── DATA EXCERPT

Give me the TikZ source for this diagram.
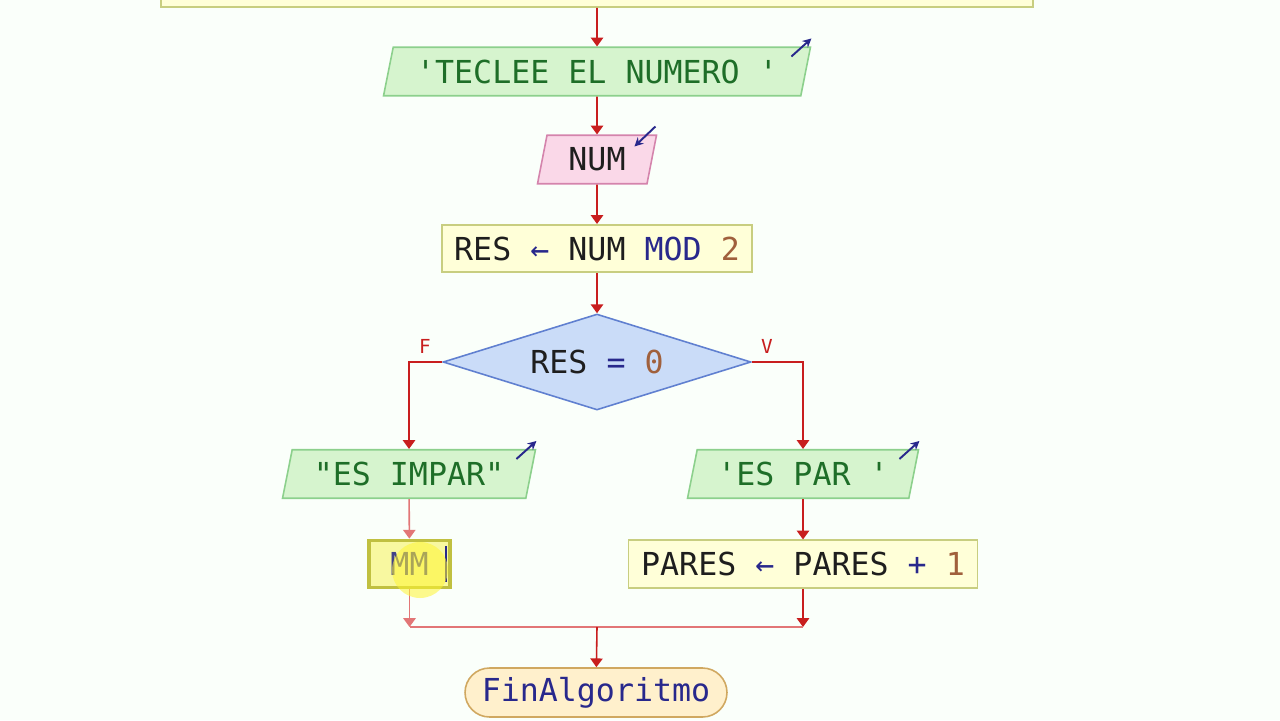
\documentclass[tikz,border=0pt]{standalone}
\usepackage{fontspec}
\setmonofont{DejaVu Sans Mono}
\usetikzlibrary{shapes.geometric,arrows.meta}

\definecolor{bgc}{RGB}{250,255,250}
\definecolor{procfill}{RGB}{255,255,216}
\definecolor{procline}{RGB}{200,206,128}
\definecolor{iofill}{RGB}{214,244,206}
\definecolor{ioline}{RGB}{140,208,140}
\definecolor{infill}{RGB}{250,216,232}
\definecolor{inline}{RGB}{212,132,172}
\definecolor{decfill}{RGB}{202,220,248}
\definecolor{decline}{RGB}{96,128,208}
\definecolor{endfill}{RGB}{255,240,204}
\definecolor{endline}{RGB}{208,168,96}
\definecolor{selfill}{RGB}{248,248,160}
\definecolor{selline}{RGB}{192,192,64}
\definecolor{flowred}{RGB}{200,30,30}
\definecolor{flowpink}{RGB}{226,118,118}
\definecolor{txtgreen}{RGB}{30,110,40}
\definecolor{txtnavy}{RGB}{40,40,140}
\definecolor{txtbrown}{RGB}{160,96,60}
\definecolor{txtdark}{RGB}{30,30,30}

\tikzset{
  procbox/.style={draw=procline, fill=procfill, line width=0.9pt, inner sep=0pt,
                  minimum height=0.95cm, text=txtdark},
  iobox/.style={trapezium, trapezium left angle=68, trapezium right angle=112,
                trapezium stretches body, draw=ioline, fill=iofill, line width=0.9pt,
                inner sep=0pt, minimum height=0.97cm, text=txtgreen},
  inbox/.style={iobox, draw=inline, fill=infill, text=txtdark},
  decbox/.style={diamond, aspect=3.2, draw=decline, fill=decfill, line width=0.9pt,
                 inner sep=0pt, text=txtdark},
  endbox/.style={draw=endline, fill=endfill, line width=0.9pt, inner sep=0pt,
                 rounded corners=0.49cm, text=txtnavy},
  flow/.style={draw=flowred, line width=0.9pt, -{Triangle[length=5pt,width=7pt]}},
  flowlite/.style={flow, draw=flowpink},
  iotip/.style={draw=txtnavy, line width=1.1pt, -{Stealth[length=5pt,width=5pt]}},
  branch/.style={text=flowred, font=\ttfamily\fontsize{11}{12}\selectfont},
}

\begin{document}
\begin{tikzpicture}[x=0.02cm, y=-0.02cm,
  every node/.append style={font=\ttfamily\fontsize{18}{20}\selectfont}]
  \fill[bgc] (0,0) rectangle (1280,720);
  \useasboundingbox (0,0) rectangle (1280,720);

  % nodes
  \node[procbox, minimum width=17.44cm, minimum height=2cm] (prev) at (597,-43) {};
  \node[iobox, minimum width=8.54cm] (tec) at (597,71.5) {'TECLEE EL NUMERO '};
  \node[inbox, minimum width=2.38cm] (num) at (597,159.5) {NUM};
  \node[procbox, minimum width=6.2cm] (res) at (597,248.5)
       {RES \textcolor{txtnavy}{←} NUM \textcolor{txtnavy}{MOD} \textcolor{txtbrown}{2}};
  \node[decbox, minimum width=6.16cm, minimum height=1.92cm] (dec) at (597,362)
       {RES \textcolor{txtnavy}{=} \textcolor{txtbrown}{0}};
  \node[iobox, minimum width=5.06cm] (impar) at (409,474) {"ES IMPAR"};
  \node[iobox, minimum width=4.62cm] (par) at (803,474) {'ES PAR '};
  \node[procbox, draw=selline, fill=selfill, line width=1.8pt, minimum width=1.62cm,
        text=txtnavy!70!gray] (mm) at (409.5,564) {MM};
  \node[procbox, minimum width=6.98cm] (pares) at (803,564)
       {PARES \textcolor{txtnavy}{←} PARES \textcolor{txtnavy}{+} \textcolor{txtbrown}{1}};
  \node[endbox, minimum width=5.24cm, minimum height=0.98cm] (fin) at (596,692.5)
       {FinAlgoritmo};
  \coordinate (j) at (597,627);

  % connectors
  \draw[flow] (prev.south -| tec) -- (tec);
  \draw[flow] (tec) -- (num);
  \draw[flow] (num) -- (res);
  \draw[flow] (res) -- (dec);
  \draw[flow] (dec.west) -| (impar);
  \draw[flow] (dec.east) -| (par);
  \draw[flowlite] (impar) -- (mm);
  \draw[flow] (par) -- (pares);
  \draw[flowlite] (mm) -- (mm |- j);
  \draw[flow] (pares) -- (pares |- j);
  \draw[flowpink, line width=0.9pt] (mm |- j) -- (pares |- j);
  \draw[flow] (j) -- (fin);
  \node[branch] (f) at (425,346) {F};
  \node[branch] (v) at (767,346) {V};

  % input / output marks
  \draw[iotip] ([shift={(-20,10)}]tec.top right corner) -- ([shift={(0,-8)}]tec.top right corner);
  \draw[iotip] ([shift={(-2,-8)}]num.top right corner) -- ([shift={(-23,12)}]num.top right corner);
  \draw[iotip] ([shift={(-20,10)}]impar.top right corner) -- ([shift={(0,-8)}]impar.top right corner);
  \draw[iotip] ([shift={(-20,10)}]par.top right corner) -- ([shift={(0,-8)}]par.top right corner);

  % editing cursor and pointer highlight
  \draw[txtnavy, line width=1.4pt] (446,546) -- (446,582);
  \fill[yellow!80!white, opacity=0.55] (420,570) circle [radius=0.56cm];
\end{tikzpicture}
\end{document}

────

## EXERCISE BRIEF
Write out each line again precisely as it appears, skipping every picture.

## FINISHED TASK
Give me the TikZ source for this diagram.
\documentclass[tikz,border=0pt]{standalone}
\usepackage{fontspec}
\setmonofont{DejaVu Sans Mono}
\usetikzlibrary{shapes.geometric,arrows.meta}

\definecolor{bgc}{RGB}{250,255,250}
\definecolor{procfill}{RGB}{255,255,216}
\definecolor{procline}{RGB}{200,206,128}
\definecolor{iofill}{RGB}{214,244,206}
\definecolor{ioline}{RGB}{140,208,140}
\definecolor{infill}{RGB}{250,216,232}
\definecolor{inline}{RGB}{212,132,172}
\definecolor{decfill}{RGB}{202,220,248}
\definecolor{decline}{RGB}{96,128,208}
\definecolor{endfill}{RGB}{255,240,204}
\definecolor{endline}{RGB}{208,168,96}
\definecolor{selfill}{RGB}{248,248,160}
\definecolor{selline}{RGB}{192,192,64}
\definecolor{flowred}{RGB}{200,30,30}
\definecolor{flowpink}{RGB}{226,118,118}
\definecolor{txtgreen}{RGB}{30,110,40}
\definecolor{txtnavy}{RGB}{40,40,140}
\definecolor{txtbrown}{RGB}{160,96,60}
\definecolor{txtdark}{RGB}{30,30,30}

\tikzset{
  procbox/.style={draw=procline, fill=procfill, line width=0.9pt, inner sep=0pt,
                  minimum height=0.95cm, text=txtdark},
  iobox/.style={trapezium, trapezium left angle=68, trapezium right angle=112,
                trapezium stretches body, draw=ioline, fill=iofill, line width=0.9pt,
                inner sep=0pt, minimum height=0.97cm, text=txtgreen},
  inbox/.style={iobox, draw=inline, fill=infill, text=txtdark},
  decbox/.style={diamond, aspect=3.2, draw=decline, fill=decfill, line width=0.9pt,
                 inner sep=0pt, text=txtdark},
  endbox/.style={draw=endline, fill=endfill, line width=0.9pt, inner sep=0pt,
                 rounded corners=0.49cm, text=txtnavy},
  flow/.style={draw=flowred, line width=0.9pt, -{Triangle[length=5pt,width=7pt]}},
  flowlite/.style={flow, draw=flowpink},
  iotip/.style={draw=txtnavy, line width=1.1pt, -{Stealth[length=5pt,width=5pt]}},
  branch/.style={text=flowred, font=\ttfamily\fontsize{11}{12}\selectfont},
}

\begin{document}
\begin{tikzpicture}[x=0.02cm, y=-0.02cm,
  every node/.append style={font=\ttfamily\fontsize{18}{20}\selectfont}]
  \fill[bgc] (0,0) rectangle (1280,720);
  \useasboundingbox (0,0) rectangle (1280,720);

  % nodes
  \node[procbox, minimum width=17.44cm, minimum height=2cm] (prev) at (597,-43) {};
  \node[iobox, minimum width=8.54cm] (tec) at (597,71.5) {'TECLEE EL NUMERO '};
  \node[inbox, minimum width=2.38cm] (num) at (597,159.5) {NUM};
  \node[procbox, minimum width=6.2cm] (res) at (597,248.5)
       {RES \textcolor{txtnavy}{←} NUM \textcolor{txtnavy}{MOD} \textcolor{txtbrown}{2}};
  \node[decbox, minimum width=6.16cm, minimum height=1.92cm] (dec) at (597,362)
       {RES \textcolor{txtnavy}{=} \textcolor{txtbrown}{0}};
  \node[iobox, minimum width=5.06cm] (impar) at (409,474) {"ES IMPAR"};
  \node[iobox, minimum width=4.62cm] (par) at (803,474) {'ES PAR '};
  \node[procbox, draw=selline, fill=selfill, line width=1.8pt, minimum width=1.62cm,
        text=txtnavy!70!gray] (mm) at (409.5,564) {MM};
  \node[procbox, minimum width=6.98cm] (pares) at (803,564)
       {PARES \textcolor{txtnavy}{←} PARES \textcolor{txtnavy}{+} \textcolor{txtbrown}{1}};
  \node[endbox, minimum width=5.24cm, minimum height=0.98cm] (fin) at (596,692.5)
       {FinAlgoritmo};
  \coordinate (j) at (597,627);

  % connectors
  \draw[flow] (prev.south -| tec) -- (tec);
  \draw[flow] (tec) -- (num);
  \draw[flow] (num) -- (res);
  \draw[flow] (res) -- (dec);
  \draw[flow] (dec.west) -| (impar);
  \draw[flow] (dec.east) -| (par);
  \draw[flowlite] (impar) -- (mm);
  \draw[flow] (par) -- (pares);
  \draw[flowlite] (mm) -- (mm |- j);
  \draw[flow] (pares) -- (pares |- j);
  \draw[flowpink, line width=0.9pt] (mm |- j) -- (pares |- j);
  \draw[flow] (j) -- (fin);
  \node[branch] (f) at (425,346) {F};
  \node[branch] (v) at (767,346) {V};

  % input / output marks
  \draw[iotip] ([shift={(-20,10)}]tec.top right corner) -- ([shift={(0,-8)}]tec.top right corner);
  \draw[iotip] ([shift={(-2,-8)}]num.top right corner) -- ([shift={(-23,12)}]num.top right corner);
  \draw[iotip] ([shift={(-20,10)}]impar.top right corner) -- ([shift={(0,-8)}]impar.top right corner);
  \draw[iotip] ([shift={(-20,10)}]par.top right corner) -- ([shift={(0,-8)}]par.top right corner);

  % editing cursor and pointer highlight
  \draw[txtnavy, line width=1.4pt] (446,546) -- (446,582);
  \fill[yellow!80!white, opacity=0.55] (420,570) circle [radius=0.56cm];
\end{tikzpicture}
\end{document}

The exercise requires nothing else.